In his appeal the father relied on a previous case about relocation to another part of the country (a case called Re C). However, the Court of Appeal emphasised that that all Re C told us was that both international relocation or internal relocation type cases should be dealt with in the same way – by treating the welfare of the child as the most important issue, and by using the welfare checklist in s1 of the Children Act as a tool to work that out.

However, the Court of Appeal pointed out that relocation (i.e. planned and agreed or court approved removal) is not the same as abduction. In abduction cases one parent has taken matters into their own hands in a way which might be harmful to the child or which might be unfair to the parent left behind – the Hague convention is designed to prevent a parent achieving a fait accompli and it does that by saying “send the child home first, then make a long term plan”.

The Court of Appeal didn’t think that you could easily translate the swift return set up in Hague cases to internal relocation cases, because of the difficulties defining where a child was habitually resident and where they should be returned to. Was it the South East or Kent, or a particular town in Kent, or a particular part of a particular town in Kent?

The father said there should be a general principle that a child should be summarily returned to the place he had been taken from – unless there were good welfare reasons why that should not happen. The Court of Appeal said there was no such general principle. Instead, said the Court of Appeal, “Everything depends upon the individual circumstances of the case” and the court must treat the child’s welfare as the most important (paramount) issue. The welfare checklist has built into it everything that the court needs to consider. Sometimes it will be right to send the child back whilst things are sorted out, but in other cases it will be right to leave the child where they are whilst things are sorted out. The Court of Appeal also point out that not all abduction cases fall under the Hague Convention and that this “welfare as paramount” approach is just the same as the approach in international abduction cases not dealt with under the Hague Convention. The father’s suggestion that the court should just borrow the approach in Hague cases was firmly rejected.

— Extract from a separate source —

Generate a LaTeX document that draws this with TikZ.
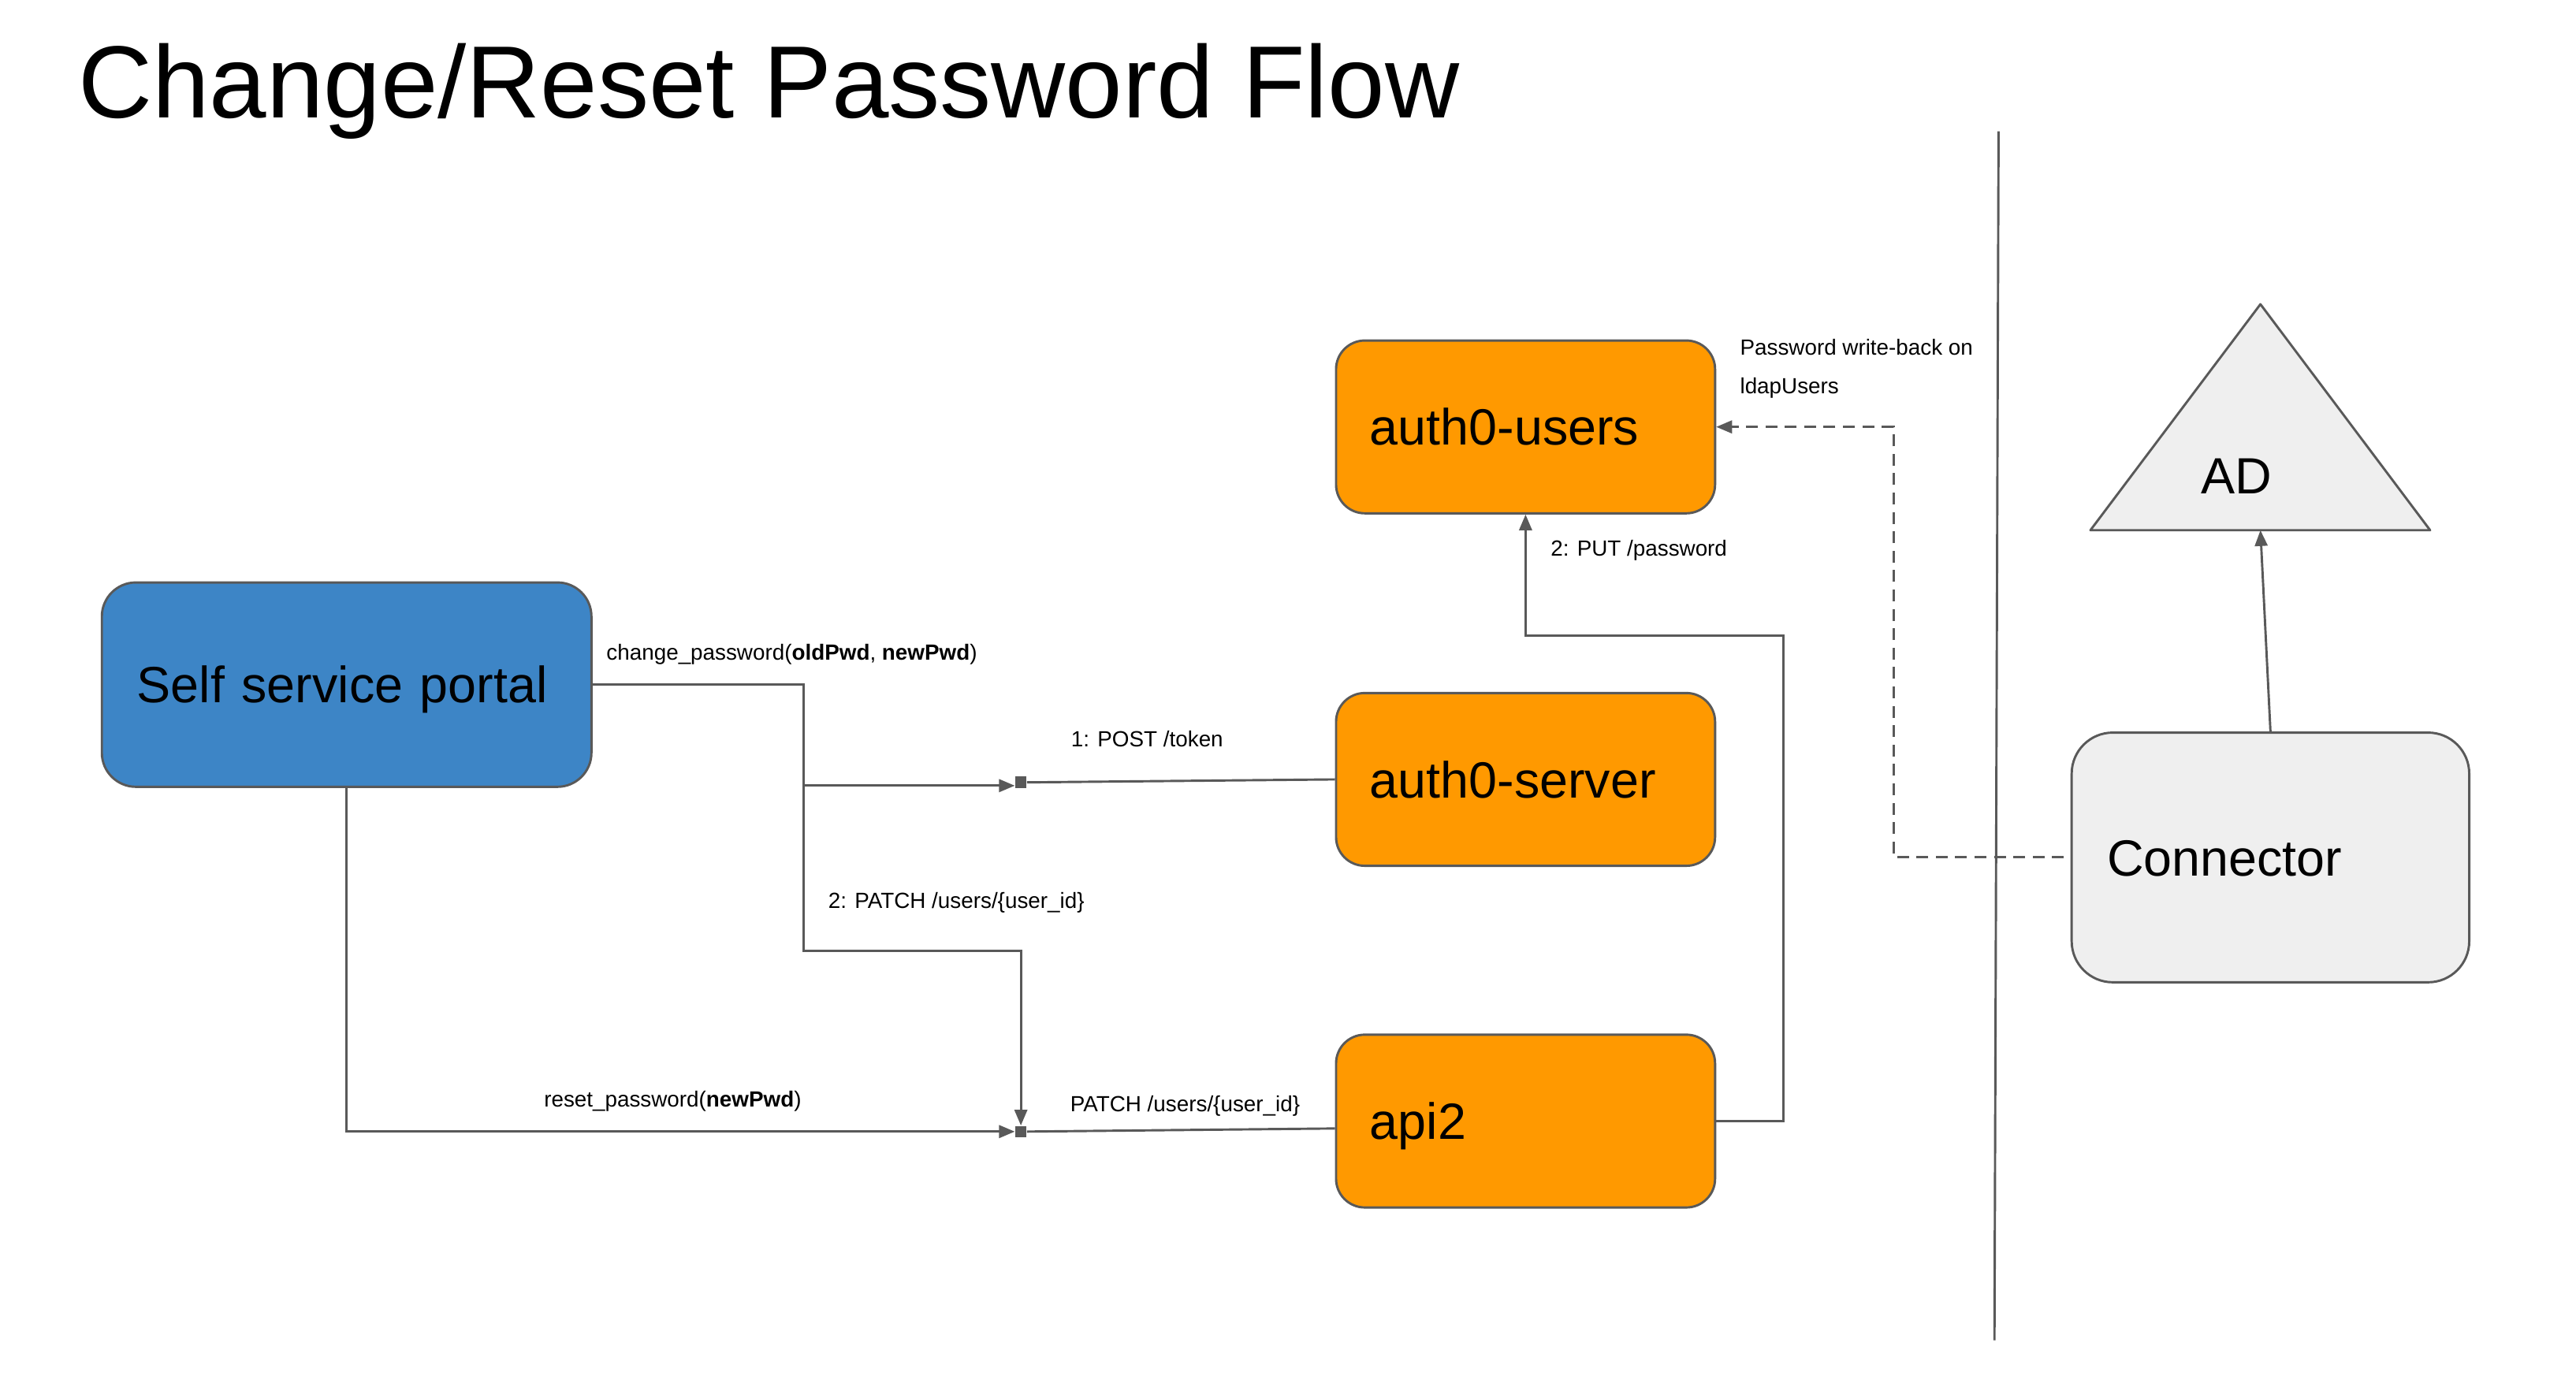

So, after a lot of legal argument, we are back to the advice that family lawyers so often give : “it all depends”. A parent who finds their child has been taken to Lands End or John O’Groats may make an application to have the child returned immediately to the local area they came from whilst the court makes longer term plans, but whether or not that order is made will depend on the facts of the particular case. There is no automatic expectation that the child should either be sent back home or should be permitted to remain in the new location.